Tip2: Throw out the rule book!

April 28th, 2010

Don’t start with a lot of structure and rules. Make a wiki available, then see how people use it, and grow accordingly. Follow the lead of the people using it – that’s at the heart of how social software works!

This tip goes to the heart of what the web2.0 movement is all about. Everybody is contributing. In this way, the result is better than what you would ever get when you tried to enforce it to your team or department.

It is not really the absence of rules that constitutes to the success of a wiki, but the freedom that people feel that they can take part in it when and how they want.

Why does 'absence' of too many rules gets teams on average to a better result? What motivates people to take the time to enter a new wiki page or to amend an existing one. In general because they feel that is something they ought to do.
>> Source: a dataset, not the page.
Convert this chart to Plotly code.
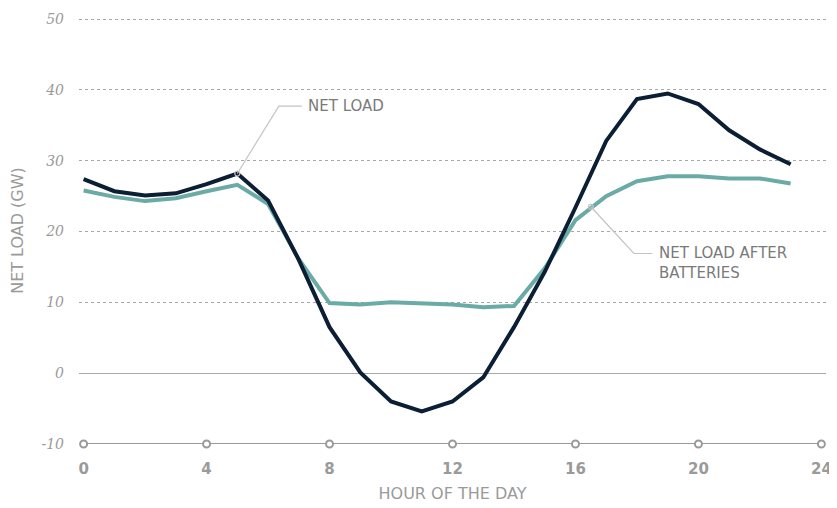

Revisions, the feature you need but will rarely use

The single most important feature that explains why you don't need too many rules is the wiki's revisions system. Everything that was ever there, good or bad, is remembered. And is there for everyone to see. I have seen only on rare occasions that somebody had to revert to a previous version because somebody messed it up. People just need to understand that that feature is there. This understanding will keep them from spamming the wiki or getting engaged in some foolish escalating correction upon correction game.

The question of motivation comes back later, when we will try to understand what it is that makes people wanna come back to the wiki to make it better.

Page templates should help, not enforce

A word of caution about page templates. These templates are available when pages of a certain type are created. These should not be viewed as "fill in all the boxes on this form, or else it is invalid". Rather it should help new page authors structure the information on the page so that some kind of uniformity is reached. Rather use templates to assist on what kind of content is typically provided on a page of that nature.

I don't know where we are going, but we are getting there very fast

This is a slight exaggeration of course, but there is some truth in it. You may know where you start with a wiki, but you will need to have an open mind to see where people take the wiki. Don't try to limit the use of your wiki when it goes into a direction you did not anticipate. When the team decides that they need content on a topic, try to understand rather than to stop it.